◆ **SET EXERCISE**
Please print exactly the lines below, from the start of the material up to and including the line with "ax = fig.add_axes([0.2096, 0.30, 0.75, 0.634])", but none of the pictures.

◆ **DATA LINES**
----

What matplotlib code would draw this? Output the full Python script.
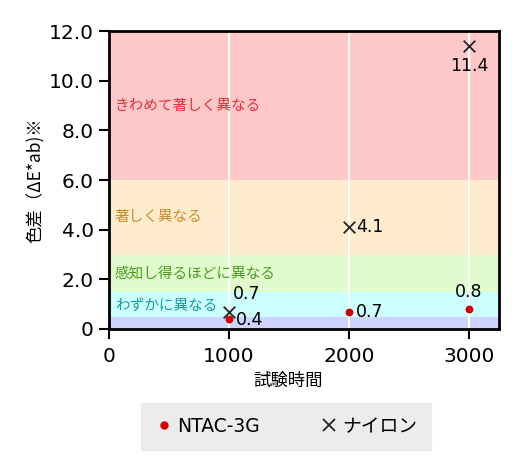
import matplotlib.pyplot as plt
from matplotlib.lines import Line2D

plt.rcParams["font.family"] = ["DejaVu Sans", "Noto Sans CJK JP"]

hours = [1000, 2000, 3000]
ntac = [0.4, 0.7, 0.8]
nylon = [0.7, 4.1, 11.4]

zone_edges = [0, 0.5, 1.5, 3.0, 6.0, 12.0]
zone_colors = ["#ccd4ff", "#ccffff", "#e0fccc", "#ffeccc", "#ffc8c8"]
zone_names = ["", "わずかに異なる", "感知し得るほどに異なる", "著しく異なる", "きわめて著しく異なる"]
zone_text_colors = ["", "#1a9a9a", "#4a9a20", "#cc8a2a", "#e0303a"]
zone_text_y = [0, 0.95, 2.25, 4.5, 9.0]

yticks = [0, 2, 4, 6, 8, 10, 12]
ytick_labels = ["0", "2.0", "4.0", "6.0", "8.0", "10.0", "12.0"]
xticks = [0, 1000, 2000, 3000]

jp = ["Noto Sans CJK JP", "DejaVu Sans"]

fig = plt.figure(figsize=(5.2, 4.7), dpi=100)
ax = fig.add_axes([0.2096, 0.30, 0.75, 0.634])

for i in range(len(zone_colors)):
    ax.axhspan(zone_edges[i], zone_edges[i + 1], color=zone_colors[i], lw=0, zorder=0)
    if zone_names[i]:
        ax.text(50, zone_text_y[i], zone_names[i], color=zone_text_colors[i],
                fontsize=10.5, va="center", ha="left", zorder=2, family=jp)

for x in hours:
    ax.axvline(x, color="white", lw=1.5, zorder=1)

ax.scatter(hours, ntac, color="#d40000", s=32, zorder=4, linewidths=0)
ax.scatter(hours, nylon, color="#222222", marker="x", s=70, linewidths=1.3, zorder=4)

# value labels
ax.annotate(f"{ntac[0]}", (hours[0], ntac[0]), xytext=(5, -1), textcoords="offset points",
            va="center", fontsize=12.5)
ax.annotate(f"{ntac[1]}", (hours[1], ntac[1]), xytext=(5, 0), textcoords="offset points",
            va="center", fontsize=12.5)
ax.annotate(f"{ntac[2]}", (hours[2], ntac[2]), xytext=(0, 6), textcoords="offset points",
            ha="center", va="bottom", fontsize=12.5)
ax.annotate(f"{nylon[0]}", (hours[0], nylon[0]), xytext=(3, 6), textcoords="offset points",
            va="bottom", fontsize=12.5)
ax.annotate(f"{nylon[1]}", (hours[1], nylon[1]), xytext=(5, 0), textcoords="offset points",
            va="center", fontsize=12.5)
ax.annotate(f"{nylon[2]}", (hours[2], nylon[2]), xytext=(0, -8), textcoords="offset points",
            ha="center", va="top", fontsize=12.5)

ax.set_xlim(0, 3250)
ax.set_ylim(0, 12)
ax.set_yticks(yticks)
ax.set_yticklabels(ytick_labels)
ax.set_xticks(xticks)
ax.tick_params(direction="out", length=7, width=1.5, labelsize=14.5, pad=4)
ax.tick_params(axis="x", pad=6)
for s in ax.spines.values():
    s.set_linewidth(2)

ax.set_xlabel("試験時間", fontsize=12.5, labelpad=4, family=jp, x=0.459)
ax.set_ylabel("色差（ΔE*ab)※", fontsize=12.5, labelpad=3, family=jp)

handles = [
    Line2D([], [], marker="o", color="#d40000", ls="", markersize=5),
    Line2D([], [], marker="x", color="#222222", ls="", markersize=8, markeredgewidth=1.3),
]
leg = fig.legend(handles, ["NTAC-3G", "ナイロン"], loc="center", bbox_to_anchor=(0.55, 0.0926),
                 ncol=2, frameon=True, fontsize=13.5, handletextpad=0.2, columnspacing=3.2,
                 fancybox=False, borderpad=0.75, handlelength=1.0)
for t in leg.get_texts():
    t.set_family(["DejaVu Sans", "Noto Sans CJK JP"])
leg.get_frame().set_facecolor("#ececec")
leg.get_frame().set_edgecolor("#ececec")
leg.get_frame().set_alpha(1)

fig.savefig("out.png", dpi=100)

----

◆ **EXPECTED OUTPUT**
What matplotlib code would draw this? Output the full Python script.
import matplotlib.pyplot as plt
from matplotlib.lines import Line2D

plt.rcParams["font.family"] = ["DejaVu Sans", "Noto Sans CJK JP"]

hours = [1000, 2000, 3000]
ntac = [0.4, 0.7, 0.8]
nylon = [0.7, 4.1, 11.4]

zone_edges = [0, 0.5, 1.5, 3.0, 6.0, 12.0]
zone_colors = ["#ccd4ff", "#ccffff", "#e0fccc", "#ffeccc", "#ffc8c8"]
zone_names = ["", "わずかに異なる", "感知し得るほどに異なる", "著しく異なる", "きわめて著しく異なる"]
zone_text_colors = ["", "#1a9a9a", "#4a9a20", "#cc8a2a", "#e0303a"]
zone_text_y = [0, 0.95, 2.25, 4.5, 9.0]

yticks = [0, 2, 4, 6, 8, 10, 12]
ytick_labels = ["0", "2.0", "4.0", "6.0", "8.0", "10.0", "12.0"]
xticks = [0, 1000, 2000, 3000]

jp = ["Noto Sans CJK JP", "DejaVu Sans"]

fig = plt.figure(figsize=(5.2, 4.7), dpi=100)
ax = fig.add_axes([0.2096, 0.30, 0.75, 0.634])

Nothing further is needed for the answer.